Through the communiqué and the action plan, the leaders agreed to work together and individually in their own countries in the areas of investment, finance, and trade to accelerate economic growth, create jobs, and improve people’s living standards.

The agreement encompasses investment in infrastructure development under the Global Infrastructure Initiative that calls for collecting additional funding to reach US$1 trillion each year to meet the infrastructure development needs of the business world. The G20 also pledged support for the World Bank’s Global Infrastructure Facility program that combines the strengths of the banking, private, and government sectors to speed up implementation of infrastructure investment projects in developing countries.

“The Brisbane Action Plan 2014 encompasses measures to promote business competition and trade that accelerates development and people’s living standards, increases production capacity of goods and services, and streamlines the supply chain to lower cost of transactions and distribution. Regulatory barriers and customs procedures will be reduced, and protectionism will be controlled,” said Bachrul Chairi, director general of international trade cooperation of Indonesia’s Ministry of Trade, who spoke at the summit.
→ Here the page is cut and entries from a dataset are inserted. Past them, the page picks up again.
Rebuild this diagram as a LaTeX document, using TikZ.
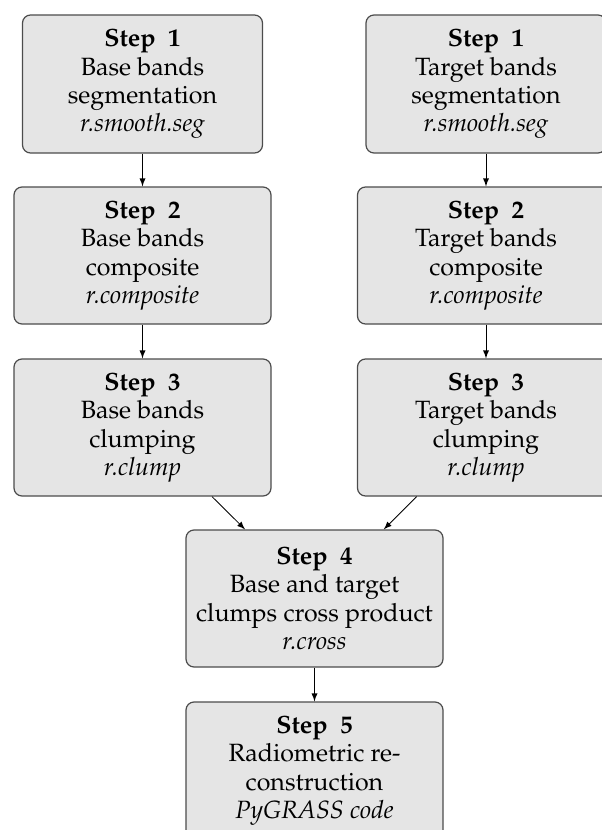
\documentclass[tikz,border=0pt]{standalone}
\usepackage[T1]{fontenc}
\usepackage{mathpazo}
\usepackage{xcolor}
\usepackage{tikz}
\usetikzlibrary{arrows}
\newcommand{\stepno}[1]{\textbf{Step\ \ #1}}
\tikzset{
    stepbox/.style={draw=black!70, line width=0.6pt, fill=gray!20,
        rounded corners=4pt, align=center, inner sep=0pt,
        font=\fontsize{12.5}{14.2}\selectfont},
    narrowbox/.style={stepbox, minimum width=120pt, minimum height=69pt},
    widebox/.style={stepbox, minimum width=128.5pt, minimum height=68.5pt},
    flow/.style={->, >=latex, line width=0.4pt}
}
\begin{document}
\begin{tikzpicture}[x=0.5pt, y=-0.5pt]
        \useasboundingbox (0,0) rectangle (601,830);

        % base bands column
        \node[narrowbox] (base1) at (142.5,84) {\stepno{1}\\Base bands\\segmentation\\\textit{r.smooth.seg}};
        \node[widebox] (base2) at (142.5,255.5) {\stepno{2}\\Base bands\\composite\\\textit{r.composite}};
        \node[widebox] (base3) at (142.5,427.5) {\stepno{3}\\Base bands\\clumping\\\textit{r.clump}};

        % target bands column
        \node[narrowbox] (target1) at (486,84) {\stepno{1}\\Target bands\\segmentation\\\textit{r.smooth.seg}};
        \node[widebox] (target2) at (486,255.5) {\stepno{2}\\Target bands\\composite\\\textit{r.composite}};
        \node[widebox] (target3) at (486,427.5) {\stepno{3}\\Target bands\\clumping\\\textit{r.clump}};

        % joined steps
        \node[widebox] (cross) at (314.5,598.5) {\stepno{4}\\Base and target\\clumps cross product\\\textit{r.cross}};
        \node[widebox] (recon) at (314.5,770.5) {\stepno{5}\\Radiometric re-\\construction\\\textit{PyGRASS code}};

        % arrows
        \draw[flow] (base1) -- (base2);
        \draw[flow] (base2) -- (base3);
        \draw[flow] (target1) -- (target2);
        \draw[flow] (target2) -- (target3);
        \draw[flow] (base3) -- (cross);
        \draw[flow] (target3) -- (cross);
        \draw[flow] (cross) -- (recon);

    \end{tikzpicture}
\end{document}
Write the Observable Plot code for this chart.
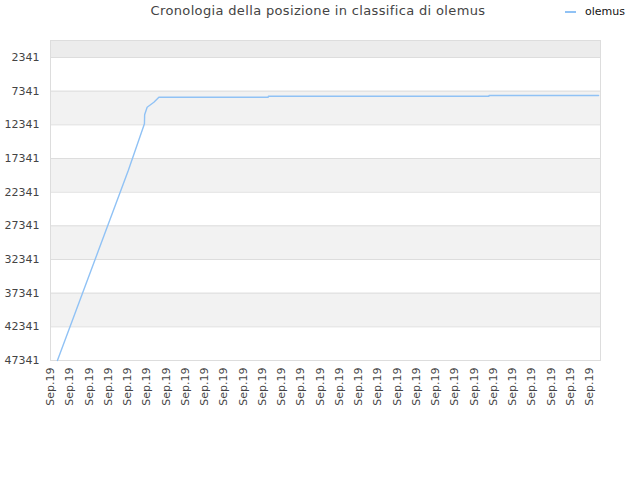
<!DOCTYPE html>
<html>
<head>
<meta charset="utf-8">
<script src="https://cdn.jsdelivr.net/npm/d3@7"></script>
<script src="https://cdn.jsdelivr.net/npm/@observablehq/plot@0.6"></script>
<style>
  html, body { margin: 0; padding: 0; background: #fff; }
  #wrap { position: relative; width: 640px; height: 480px; font-family: "DejaVu Sans", sans-serif; }
  #title { position: absolute; left: 0; width: 636px; top: 3px; text-align: center; font-size: 13px; color: #444; letter-spacing: 0.35px; }
  #legend { position: absolute; left: 565px; top: 5px; font-size: 11px; color: #111; display: flex; align-items: center; }
  #legend .sw { width: 11px; height: 2px; background: #90c2f5; margin-right: 9px; }
  #chart { position: absolute; left: 0; top: 0; }
</style>
</head>
<body>
<div id="wrap">
  <div id="chart"></div>
  <div id="title">Cronologia della posizione in classifica di olemus</div>
  <div id="legend"><span class="sw"></span><span>olemus</span></div>
</div>
<script>
// x in tick units (one tick per "Sep.19" label), y = ranking position
const seriesName = "olemus";
const xs =    [0.36,  4.04,  4.88,  4.89,  5.02, 5.37, 5.63, 11.31, 11.32, 22.77, 22.78, 28.47];
const ranks = [47341, 19121, 12187, 10850, 9722, 8979, 8236, 8236,  8087,  8087,  7984,  7984];
const yTicks = [2341, 7341, 12341, 17341, 22341, 27341, 32341, 37341, 42341, 47341];
const xTicks = d3.range(0, 29);
const xTickLabel = "Sep.19";
const yTop = -184;

const data = xs.map((x, i) => ({x, rank: ranks[i]}));
// alternating bands between ticks
const bands = [{y1: yTop, y2: yTicks[0], fill: "#ececec"}];
for (let i = 0; i < yTicks.length - 1; i++) {
  bands.push({y1: yTicks[i], y2: yTicks[i + 1], fill: i % 2 === 1 ? "#f2f2f2" : "#ffffff"});
}

const chart = Plot.plot({
  width: 640,
  height: 480,
  marginLeft: 50,
  marginRight: 40,
  marginTop: 40,
  marginBottom: 120,
  style: {fontFamily: "DejaVu Sans, sans-serif", fontSize: "11px", color: "#444", background: "transparent"},
  x: {domain: [0, 28.57], axis: null},
  y: {domain: [47341, yTop], range: [360, 40], axis: null},
  marks: [
    Plot.rectY(bands, {x1: 0, x2: 28.57, y1: "y1", y2: "y2", fill: "fill"}),
    Plot.ruleY(yTicks, {stroke: "#dddddd", strokeWidth: 1}),
    Plot.frame({stroke: "#dddddd"}),
    Plot.axisY(yTicks, {tickSize: 0, tickPadding: 11, tickFormat: d => String(d), fill: "#444", fontSize: 11, label: null}),
    Plot.axisX(xTicks, {tickSize: 0, tickPadding: 7, tickRotate: -90, tickFormat: () => xTickLabel, fill: "#444", fontSize: 11, label: null}),
    Plot.line(data, {x: "x", y: "rank", stroke: "#90c2f5", strokeWidth: 1.4})
  ]
});
document.getElementById("chart").appendChild(chart);
</script>
</body>
</html>
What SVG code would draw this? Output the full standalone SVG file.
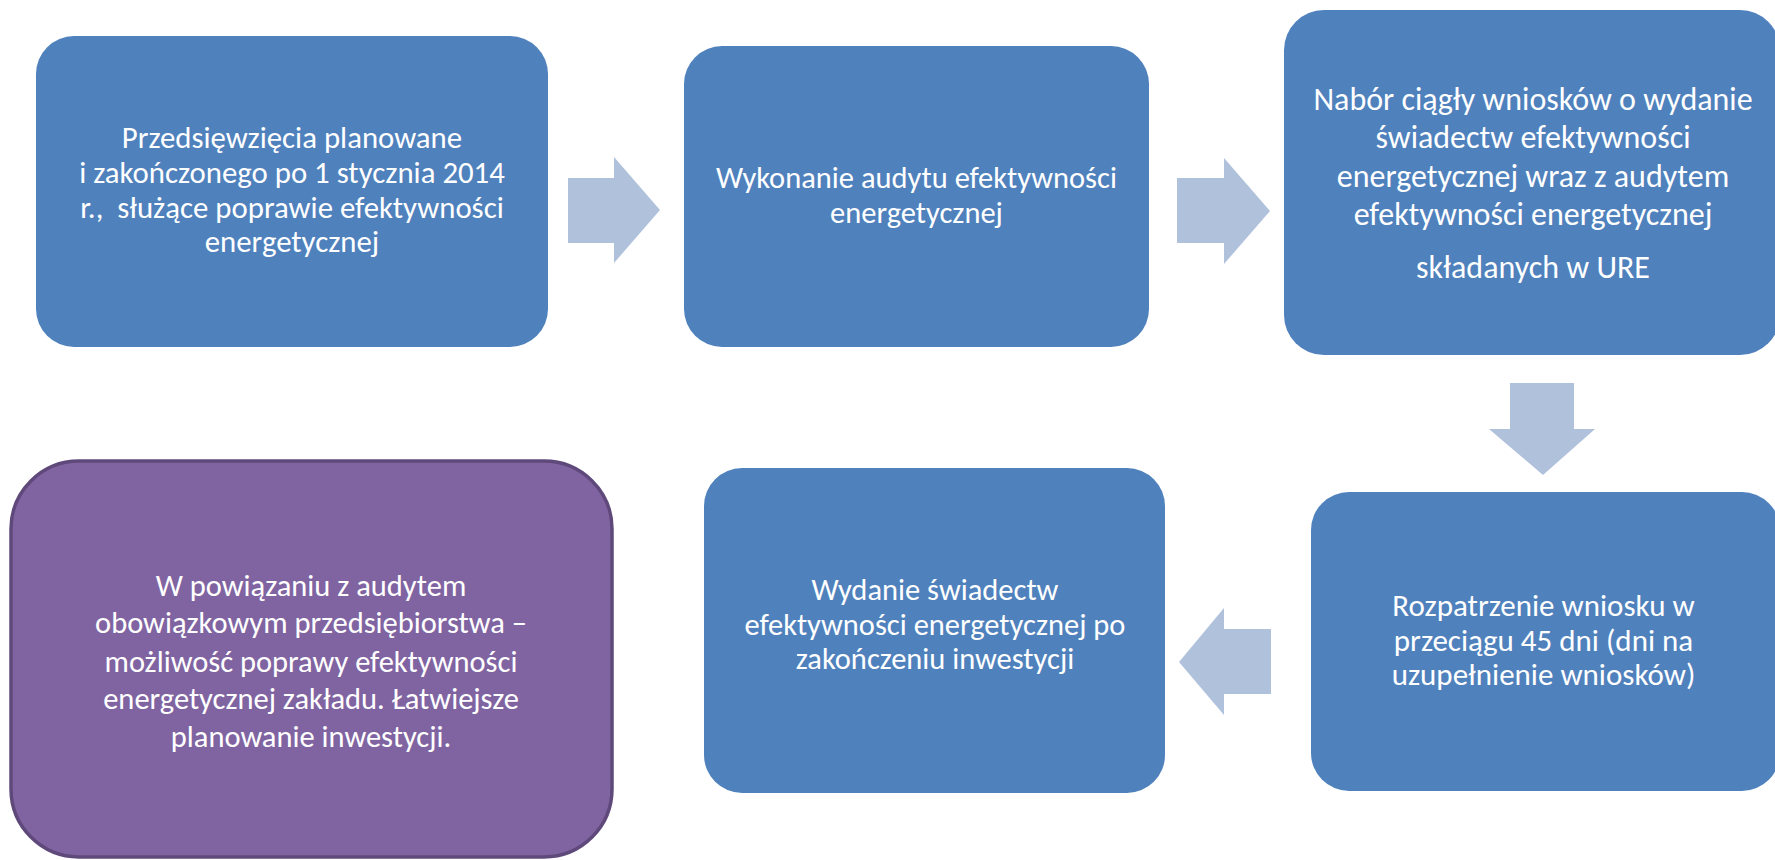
<svg xmlns="http://www.w3.org/2000/svg" width="1775" height="860" viewBox="0 0 1775 860">
<style>
.box{fill:#4F81BD;}
.purple{fill:#8064A2;stroke:#5F497A;stroke-width:3.5;}
.arrow{fill:#B0C1DC;}
.t{font-family:Carlito,Lato,"Open Sans",sans-serif;font-size:30.5px;fill:#FFFFFF;text-anchor:middle;}
.big{font-size:32px;}
.b4{font-size:31px;}
.mid{font-size:30.8px;}
</style>
<rect width="1775" height="860" fill="#FFFFFF"/>
<g id="connectors">
<polygon class="arrow" points="568,178 614,178 614,157 660,210 614,263 614,243 568,243"/>
<polygon class="arrow" points="1177,178 1224,178 1224,158 1270,211 1224,264 1224,243 1177,243"/>
<polygon class="arrow" points="1510,383 1574,383 1574,429 1595,429 1543,475 1489,429 1510,429"/>
<polygon class="arrow" points="1271,629 1224,629 1224,608 1179,662 1224,715 1224,694 1271,694"/>
</g>
<g id="node1">
<rect class="box" x="36" y="36" width="512" height="311" rx="38" ry="38"/>
<text class="t mid" xml:space="preserve"><tspan x="292" y="148">Przedsięwzięcia planowane</tspan><tspan x="292" y="183">i zakończonego po 1 stycznia 2014</tspan><tspan x="292" y="218">r.,  służące poprawie efektywności</tspan><tspan x="292" y="252">energetycznej</tspan></text>
</g>
<g id="node2">
<rect class="box" x="684" y="46" width="465" height="301" rx="38" ry="38"/>
<text class="t"><tspan x="916.5" y="188">Wykonanie audytu efektywności</tspan><tspan x="916.5" y="223">energetycznej</tspan></text>
</g>
<g id="node3">
<rect class="box" x="1284" y="10" width="496" height="345" rx="40" ry="40"/>
<text class="t big"><tspan x="1533" y="110">Nabór ciągły wniosków o wydanie</tspan><tspan x="1533" y="148">świadectw efektywności</tspan><tspan x="1533" y="187">energetycznej wraz z audytem</tspan><tspan x="1533" y="225">efektywności energetycznej</tspan><tspan x="1533" y="278">składanych w URE</tspan></text>
</g>
<g id="node4">
<rect class="box" x="1311" y="492" width="469" height="299" rx="38" ry="38"/>
<text class="t b4"><tspan x="1543.5" y="616">Rozpatrzenie wniosku w</tspan><tspan x="1543.5" y="650.5">przeciągu 45 dni (dni na</tspan><tspan x="1543.5" y="685">uzupełnienie wniosków)</tspan></text>
</g>
<g id="node5">
<rect class="box" x="704" y="468" width="461" height="325" rx="38" ry="38"/>
<text class="t"><tspan x="935" y="600">Wydanie świadectw</tspan><tspan x="935" y="635">efektywności energetycznej po</tspan><tspan x="935" y="669">zakończeniu inwestycji</tspan></text>
</g>
<g id="node6">
<rect class="purple" x="11" y="461" width="601" height="396" rx="68" ry="68"/>
<text class="t"><tspan x="311" y="596">W powiązaniu z audytem</tspan><tspan x="311" y="633">obowiązkowym przedsiębiorstwa –</tspan><tspan x="311" y="672">możliwość poprawy efektywności</tspan><tspan x="311" y="709">energetycznej zakładu. Łatwiejsze</tspan><tspan x="311" y="747">planowanie inwestycji.</tspan></text>
</g>
</svg>
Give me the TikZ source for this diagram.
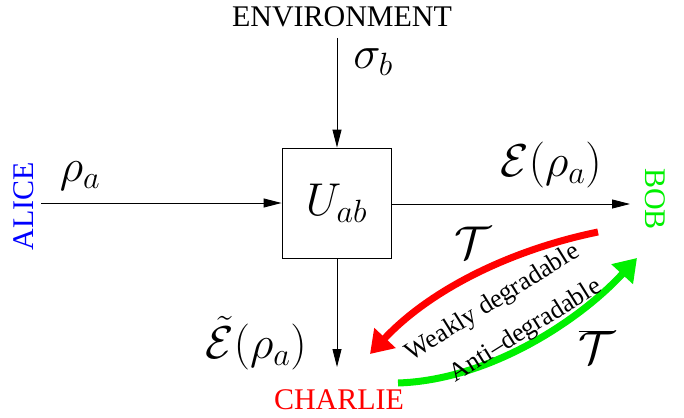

On organizational strengthening, the G20 leaders made a commitment to support the resilience of the international monetary system and WTO reforms “to be more in line with the needs of the times.”

“The G20 urges the WTO to quickly realize all the agreements that were reached at the 9th Ministerial Conference (MC9) in Bali in 2013, including the Trade Facilitation Agreement and aid for trade,” said the director general.

The 2014 Brisbane Action Plan contains measures to be taken by G20 members collectively and individually to expedite economic growth. The target is to increase GDP growth by 2% above the projected GDP growth until 2018 as previously predicted by the International Monetary Fund.

In trade, the G20 plan of action includes implementing the WTO’s Trade Facilitation Agreement, a domestic revamping (structural reform) to streamline business and distribution of goods, and also control of trade barriers between countries.

Indonesian exports to the G20 member-countries in 2013 was 70%, amounting to about $127.5 billion, of the national export total, said Bachrul. Indonesia enjoyed a surplus of about $8.6 billion.

The G20 represents 85% of the world’s income, 79% of world trade, and 65% of the world population. Its members are Argentina, Australia, Brazil, Canada, China, France, Germany, India, Indonesia, Italy, Japan, Republic of Korea, Mexico, Russia, Saudi Arabia, South Africa, Turkey, the United Kingdom, the United States, and the European Union.